La coscienza e gli Argonauti della noosfera

“La coscienza collega il nostro io con le esperienze degli eventi e ci consente di comprendere la nostra esistenza come entità pensante, rendendoci responsabili delle nostre azioni” – scrive Rita Levi-Montalcini (2004), intendendo per coscienza uno “stato di consapevolezza della nostra esistenza come entità individuale”.

Se questa è la funzione che RL-M attribuisce alla coscienza, resta da conoscere dove tale funzione si svolge. RL-M insiste sul fare riferimento al lobo limbico e alle strutture sottocorticali e diencefaliche del cervello (il circuito di Papez) quali “strutture deputate all’elaborazione ed estrinsecazione dell’emozione, e cioè di uno stato affettivo che esplica un ruolo di fondamentale importanza per la sopravvivenza dell’individuo e della specie”.  Il sistema limbico, per questa funzione, é visto dunque come una sorta di apparato rice-trasmittente, per la coscienza,  del flusso continuo di dati emergenti  dagli stati emozionali.

Ecco, io ritengo che la funzione della coscienza individuale sia sempre orientata alla sopravvivenza della specie. Ed in questa funzione le emozioni esercitano un ruolo guida. Orbene, le emozioni si manifestano in modo universale nelle diverse specie, uniformemente ripetitive nella singola specie e talvolta nella comunità di appartenenza, ma hanno un risvolto di unicità nell’individuo, a motivo del come (dell’abitudine alla quale) la coscienza ha avuto modo di conformarsi nel suo costante interagire nel tempo.

Perché ciò accade? Perché la funzione della coscienza è di operare, in continuità, per l’unificazione dell’esserci (spazio-temporalmente), del conoscere e dell’ agire, secondo criteri umanamente riconoscibili di bellezza, verità e giustizia, in armonia con la libertà di scelta e l’autenticità di espressione. Cose queste ultime che risultano connesse, per l’appunto, con l’unicità dell’individuo, che di per sé può essere coraggioso o pavido, ma resta sempre un essere umano, degno di vivere libero, perché tale è stato creato.

Riguardo al ruolo delle emozioni RL-M ci ricorda che esse “sono armoniosamente coordinate sia quando si esplicano nell’attacco all’oggetto che ha provocato la reazione emotiva, sia quando si traducono nella fuga” (il famoso fight or fight di W.B. Cannon).
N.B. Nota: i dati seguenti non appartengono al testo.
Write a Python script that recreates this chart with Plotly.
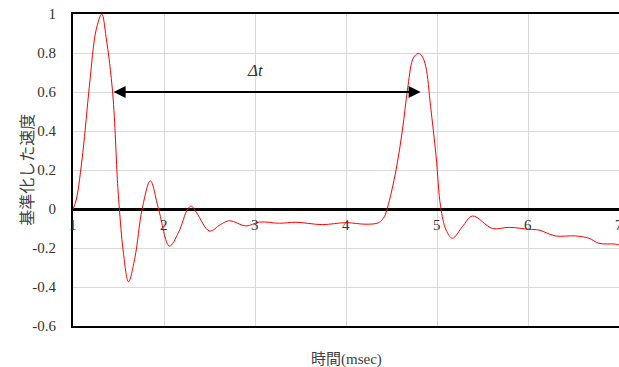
import plotly.graph_objects as go

# data
time_ms = [1.00, 1.035, 1.108, 1.18, 1.255, 1.316, 1.364, 1.437, 1.49, 1.51, 1.55, 1.61, 1.68, 1.76,
           1.85, 1.94, 2.06, 2.16, 2.26, 2.30, 2.36, 2.50, 2.62, 2.72, 2.90, 3.05, 3.27, 3.45,
           3.74, 4.00, 4.22, 4.36, 4.42, 4.455, 4.55, 4.62, 4.675, 4.73, 4.765, 4.80, 4.84, 4.877, 4.93,
           4.99, 5.04, 5.10, 5.17, 5.28, 5.39, 5.61, 5.79, 6.01, 6.12, 6.30, 6.52, 6.67,
           6.78, 6.96, 7.00]
velocity = [0.00, 0.046, 0.29, 0.63, 0.92, 1.00, 0.88, 0.59, 0.13, 0.00, -0.21, -0.373, -0.25, 0.00,
            0.144, 0.00, -0.19, -0.12, 0.00, 0.015, -0.02, -0.113, -0.08, -0.06, -0.087, -0.067, -0.073, -0.068,
            -0.08, -0.07, -0.078, -0.07, -0.04, 0.005, 0.20, 0.405, 0.61, 0.764, 0.79, 0.798, 0.78, 0.73, 0.525,
            0.27, 0.012, -0.108, -0.15, -0.09, -0.036, -0.10, -0.094, -0.104, -0.108, -0.138, -0.138, -0.15,
            -0.176, -0.18, -0.185]

x_ticks = [1, 2, 3, 4, 5, 6, 7]
y_ticks = [1, 0.8, 0.6, 0.4, 0.2, 0, -0.2, -0.4, -0.6]
y_tick_labels = ["1", "0.8", "0.6", "0.4", "0.2", "0", "-0.2", "-0.4", "-0.6"]
arrow_start = 1.43
arrow_end = 4.82
arrow_level = 0.6

serif = "Liberation Serif, DejaVu Serif, Noto Sans CJK JP, serif"

fig = go.Figure()
fig.add_trace(go.Scatter(x=time_ms, y=velocity, mode="lines",
                         line=dict(color="#ff0000", width=1, shape="spline", smoothing=1.0),
                         hoverinfo="skip", showlegend=False))

# double-headed arrow
fig.add_annotation(x=arrow_end, y=arrow_level, ax=arrow_start, ay=arrow_level,
                   xref="x", yref="y", axref="x", ayref="y", text="",
                   showarrow=True, arrowhead=2, startarrowhead=2, arrowside="end+start",
                   arrowsize=1.2, startarrowsize=1.2, arrowwidth=2, arrowcolor="black")
fig.add_annotation(x=3.0, y=0.71, xref="x", yref="y", text="<i>Δt</i>", showarrow=False,
                   font=dict(family=serif, size=17, color="#333333"))

# x tick labels next to the zero line
for t in x_ticks:
    fig.add_annotation(x=t, y=0, xref="x", yref="y", text=str(t), showarrow=False,
                       yanchor="top", yshift=-6, font=dict(family=serif, size=15, color="#333333"))

# axis titles
fig.add_annotation(x=0.5, y=-0.075, xref="paper", yref="paper", text="時間(msec)",
                   showarrow=False, yanchor="top",
                   font=dict(family=serif, size=15, color="#404040"))
fig.add_annotation(x=-0.104, y=0.5, xref="paper", yref="paper", text="基準化した速度",
                   showarrow=False, textangle=-90,
                   font=dict(family=serif, size=16, color="#404040"))

fig.update_layout(
    width=619, height=367,
    margin=dict(l=73, r=0, t=14, b=41),
    paper_bgcolor="white", plot_bgcolor="white",
    xaxis=dict(range=[1, 7], tickvals=x_ticks, showticklabels=False,
               showgrid=True, gridcolor="#d9d9d9", gridwidth=1,
               showline=True, linecolor="black", linewidth=2, mirror=True,
               zeroline=False, ticks=""),
    yaxis=dict(range=[-0.6, 1], tickvals=y_ticks, ticktext=y_tick_labels,
               showgrid=True, gridcolor="#d9d9d9", gridwidth=1,
               showline=True, linecolor="black", linewidth=2,
               zeroline=True, zerolinecolor="black", zerolinewidth=2.5,
               ticks="", ticklabelstandoff=12,
               tickfont=dict(family=serif, size=15, color="#333333")),
)

fig.write_html("out.html", config={"displayModeBar": False},
               post_script="document.body.style.margin='0';document.body.style.overflow='hidden';")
La forma di combattimento tuttavia, a parer mio, può essere anche nonviolenta, o persino ridursi ad una forma di semplice espressione vitale. In tal caso il semplice restare, insistere, perseverare in una posizione dettata da una buona coscienza, costituisce una necessità spirituale, un atto che indica un restare umani, piuttosto che una forma di resistenza attiva o passiva ad un’autorità, di questi tempi perseguibile da una legge disumana, non in grado di riconoscere il diritto alla cura delle necessità spirituali, al soddisfacimento delle quali, insisto, la coscienza si orienta nell’indicare la rotta più giusta per la sopravvivenza della specie, in accordo con il restante della Creazione.

Non è sempre stato questo il fine di ogni spedizione verso l’ignoto degli Argonauti d’ogni tempo?

Non è questo il “vello d’oro” capace di scrutare l’orizzonte e riportarci a casa?

Non è questo il compito attuale degli Argonauti della noosfera?

La bussola dell’esistenza non è forse la coscienza?